The oxidation of iron around 200 °C

Phenomena associated with a critical temperature at ca . 200° C in the oxidation of mild steel sheet in air (for example, a change of slope in the curve relating reciprocal of absolute temperature with logarithm of oxygen uptake in constant time) have been investigated by gravimetric, microchemical and electron-diffraction methods. The evidence is interpreted on the basis of predominant metal-ion diffusion above and predominant oxygen-ion diffusion below 200° C, in the oxide film. In the film an outer layer of rhombohedral α -Fe 2 O 3 , overlies a layer of cubic oxide which, initially nearer γ -Fe 2 O 3 , tends towards Fe 3 O 4 —rapidly and completely above 200° C, slowly and incompletely below 200° C. Above 200° C the rate of oxidation is controlled by the diffusion of ions across the film (Wagner mechanism), the parabolic law is followed, and oxygen uptake derived from the weight increase of the specimen is coincident with the oxygen content of the film on removal from the substrate. The film, being produced outside the original metal/air interface, is relatively insensitive to the mode of preparation of the surface, and interface colours readily develop. Below 200° C, oxidation again involves ion diffusion across the film, but the rate is controlled by a boundary reaction with a consequent logarithmic relationship with time.

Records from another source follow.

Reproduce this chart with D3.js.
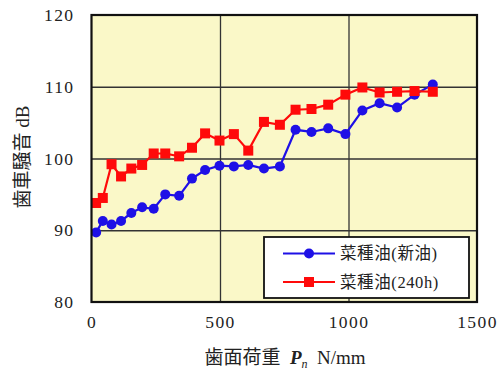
<!DOCTYPE html>
<html>
<head>
<meta charset="utf-8">
<script src="https://cdn.jsdelivr.net/npm/d3@7"></script>
<style>
  html, body { margin: 0; padding: 0; background: #fff; }
  svg { display: block; }
  text { font-family: "Liberation Serif", "Times New Roman", "DejaVu Serif", "Noto Sans CJK JP", serif; fill: #222; white-space: pre; }
</style>
</head>
<body>
<svg id="chart" width="500" height="371"></svg>
<script>
// Tooth load (N/mm) at each measurement
const loads = [18, 44, 78, 115, 155, 197, 242, 287, 341, 391, 442, 498, 554, 610,
               671, 733, 794, 856, 921, 988, 1054, 1121, 1189, 1257, 1328];
// Gear noise (dB): fresh rapeseed oil
const noiseNew = [89.7, 91.3, 90.8, 91.3, 92.4, 93.2, 93.0, 95.0, 94.8, 97.2, 98.4, 99.0, 98.9,
                  99.1, 98.6, 98.9, 104.0, 103.7, 104.2, 103.4, 106.7, 107.7, 107.1, 108.9, 110.3];
// Gear noise (dB): rapeseed oil after 240 h
const noise240 = [93.8, 94.5, 99.2, 97.5, 98.6, 99.1, 100.7, 100.7, 100.3, 101.5, 103.5, 102.5, 103.4,
                  101.1, 105.1, 104.7, 106.8, 106.9, 107.5, 108.9, 109.9, 109.2, 109.3, 109.4, 109.3];
const xTicks = [0, 500, 1000, 1500];
const yTicks = [80, 90, 100, 110, 120];
const seriesNames = ["菜種油(新油)", "菜種油(240h)"];

const svg = d3.select("#chart");
const plot = { left: 91.5, right: 477, top: 15, bottom: 302 };

const x = d3.scaleLinear().domain([0, 1500]).range([plot.left, plot.right]);
const y = d3.scaleLinear().domain([80, 120]).range([plot.bottom, plot.top]);
const serif = '"Liberation Serif", "Times New Roman", "DejaVu Serif", serif';

// plot background
svg.append("rect")
  .attr("x", plot.left).attr("y", plot.top)
  .attr("width", plot.right - plot.left).attr("height", plot.bottom - plot.top)
  .attr("fill", "#FAF8C8");

// grid lines
svg.append("g")
  .attr("transform", `translate(0,${plot.bottom})`)
  .call(d3.axisBottom(x).tickValues(xTicks.slice(1, -1)).tickSize(-(plot.bottom - plot.top)).tickFormat(""))
  .call(g => g.select(".domain").remove())
  .call(g => g.selectAll("line").attr("stroke", "#333").attr("stroke-width", 1.3));
svg.append("g")
  .attr("transform", `translate(${plot.left},0)`)
  .call(d3.axisLeft(y).tickValues(yTicks.slice(1, -1)).tickSize(-(plot.right - plot.left)).tickFormat(""))
  .call(g => g.select(".domain").remove())
  .call(g => g.selectAll("line").attr("stroke", "#333").attr("stroke-width", 1.3));

// tick labels
svg.append("g")
  .attr("transform", `translate(0,${plot.bottom})`)
  .call(d3.axisBottom(x).tickValues(xTicks).tickSize(0).tickPadding(14).tickFormat(d3.format("d")))
  .call(g => g.select(".domain").remove())
  .call(g => g.selectAll("text")
    .style("font-family", serif).attr("font-size", 17.5).attr("letter-spacing", 1.4).attr("fill", "#222"));
svg.append("g")
  .attr("transform", `translate(${plot.left},0)`)
  .call(d3.axisLeft(y).tickValues(yTicks).tickSize(0).tickPadding(17).tickFormat(d3.format("d")))
  .call(g => g.select(".domain").remove())
  .call(g => g.selectAll("text")
    .style("font-family", serif).attr("font-size", 17.5).attr("letter-spacing", 1.4).attr("fill", "#222"));

// series
const line = d3.line().x((d, i) => x(loads[i])).y(d => y(d));
svg.append("path").datum(noiseNew)
  .attr("d", line).attr("fill", "none").attr("stroke", "#1E10E6").attr("stroke-width", 2.2);
svg.append("path").datum(noise240)
  .attr("d", line).attr("fill", "none").attr("stroke", "#FF0A0A").attr("stroke-width", 2.2);

svg.append("g").selectAll("circle").data(noiseNew).join("circle")
  .attr("cx", (d, i) => x(loads[i])).attr("cy", d => y(d)).attr("r", 5)
  .attr("fill", "#1E10E6");
svg.append("g").selectAll("rect").data(noise240).join("rect")
  .attr("x", (d, i) => x(loads[i]) - 5).attr("y", d => y(d) - 5)
  .attr("width", 10).attr("height", 10).attr("fill", "#FF0A0A");

// plot frame
svg.append("rect")
  .attr("x", plot.left).attr("y", plot.top)
  .attr("width", plot.right - plot.left).attr("height", plot.bottom - plot.top)
  .attr("fill", "none").attr("stroke", "#111").attr("stroke-width", 2.2);

// legend
const lg = svg.append("g");
lg.append("rect").attr("x", 264).attr("y", 237).attr("width", 205).attr("height", 61)
  .attr("fill", "#fff").attr("stroke", "#111").attr("stroke-width", 1.8);
const legendRows = [
  { name: seriesNames[0], color: "#1E10E6", shape: "circle", cy: 253.5 },
  { name: seriesNames[1], color: "#FF0A0A", shape: "square", cy: 282 }
];
legendRows.forEach(r => {
  lg.append("line").attr("x1", 283).attr("x2", 335).attr("y1", r.cy).attr("y2", r.cy)
    .attr("stroke", r.color).attr("stroke-width", 2.2);
  if (r.shape === "circle") {
    lg.append("circle").attr("cx", 309).attr("cy", r.cy).attr("r", 5).attr("fill", r.color);
  } else {
    lg.append("rect").attr("x", 304).attr("y", r.cy - 5).attr("width", 10).attr("height", 10).attr("fill", r.color);
  }
  lg.append("text").attr("x", 340).attr("y", r.cy).attr("dy", "0.36em")
    .attr("font-size", 16.5).attr("letter-spacing", 0.6).text(r.name);
});

// axis titles
svg.append("text")
  .attr("transform", "translate(29,157) rotate(-90)")
  .attr("text-anchor", "middle").attr("font-size", 19)
  .text("歯車騒音 dB");

const xt = svg.append("text").attr("x", 285).attr("y", 364)
  .attr("text-anchor", "middle").attr("font-size", 19);
xt.append("tspan").text("歯面荷重  ");
xt.append("tspan").attr("font-style", "italic").attr("font-weight", "bold").text("P");
xt.append("tspan").attr("font-style", "italic").attr("font-size", 12).attr("dy", 4).text("n");
xt.append("tspan").attr("dy", -4).text("  N/mm");
</script>
</body>
</html>
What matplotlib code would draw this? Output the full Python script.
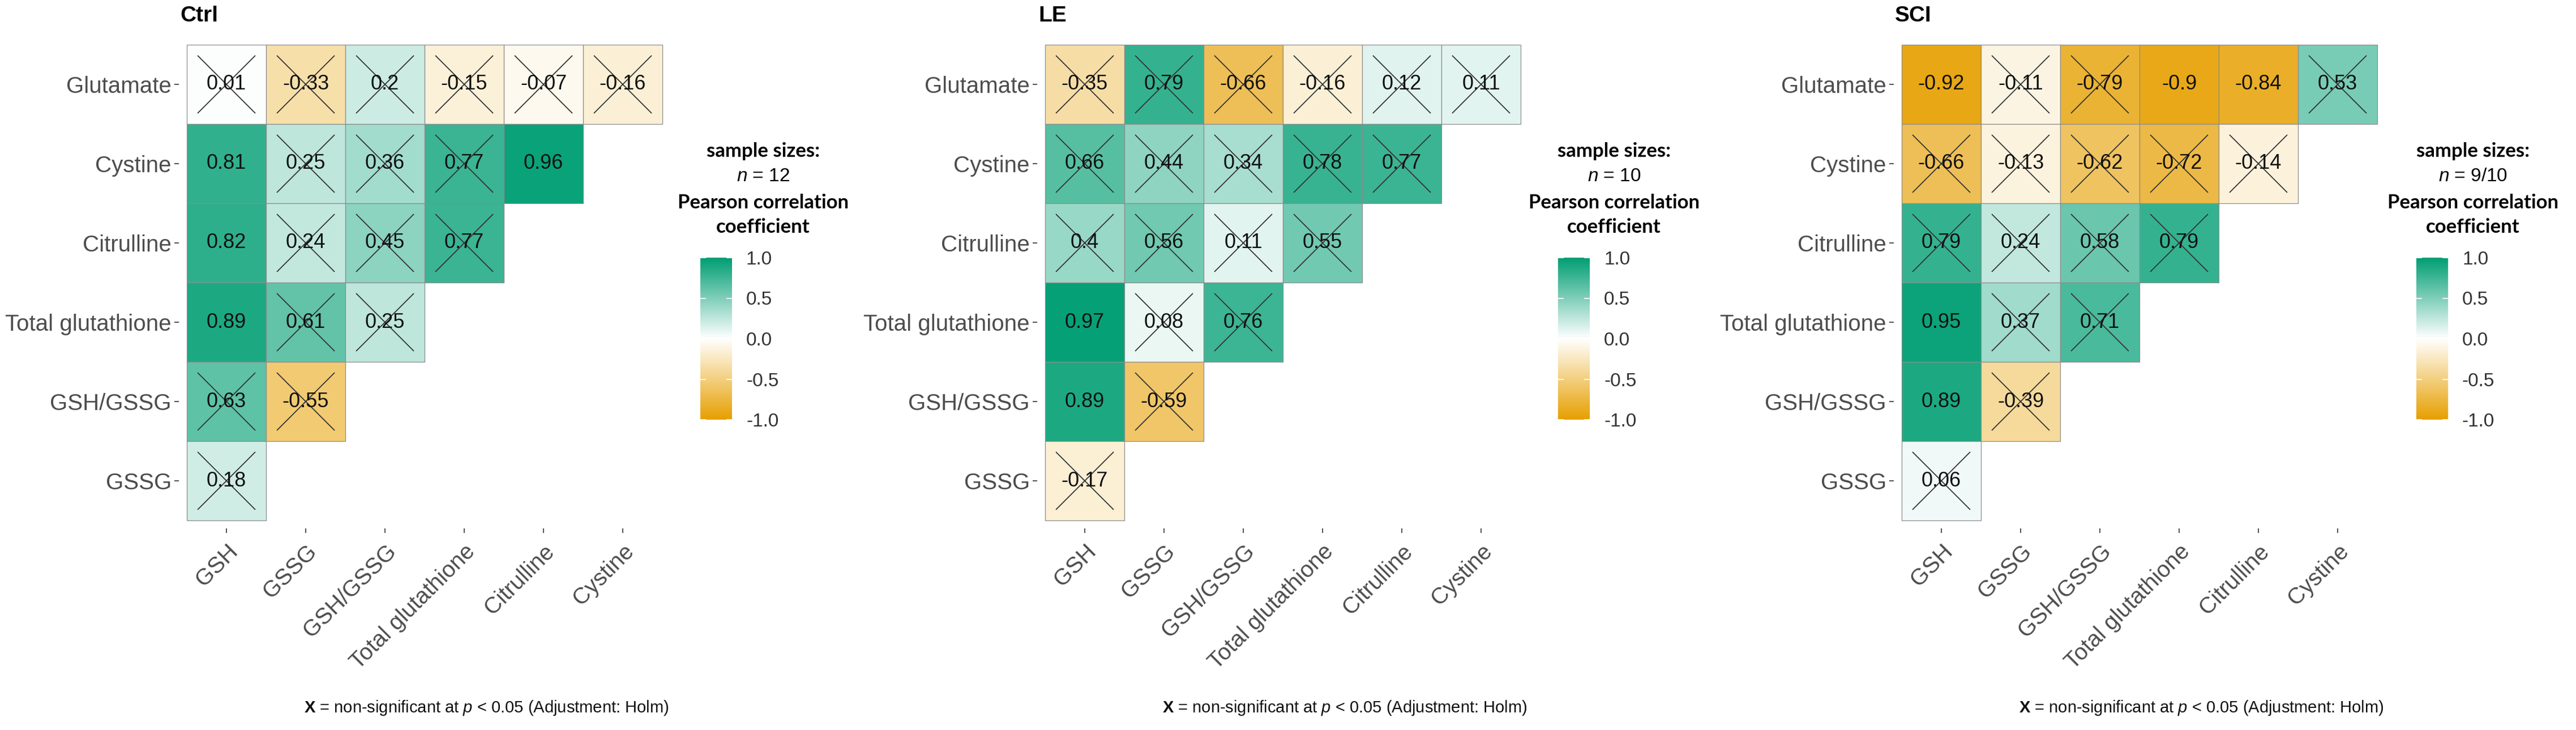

Since oxidation now proceeds at an oxide-metal interface the optical homogeneity of the oxidized layer is very sensitive to the initial condition of the surface. Abraded surfaces carry initially a heterogeneous layer (abrasion-produced oxide in a matrix of iron) in which oxidation can proceed without contributing to the overlying (strippable) film on which the development of interference colours depends. Thickening of the film and progression of colours may be long delayed during the period of oxygen uptake within the substrate. This period may be eliminated or. reduced either by removal of the heterogeneous layer by acid etching or by its modification by vacuum annealing. Although the disturbed substrate on abraded specimens serves in this way to provide evidence for the inward diffusion of oxygen, it exerts no appreciable control over the total oxygen uptake either above or below 200° C.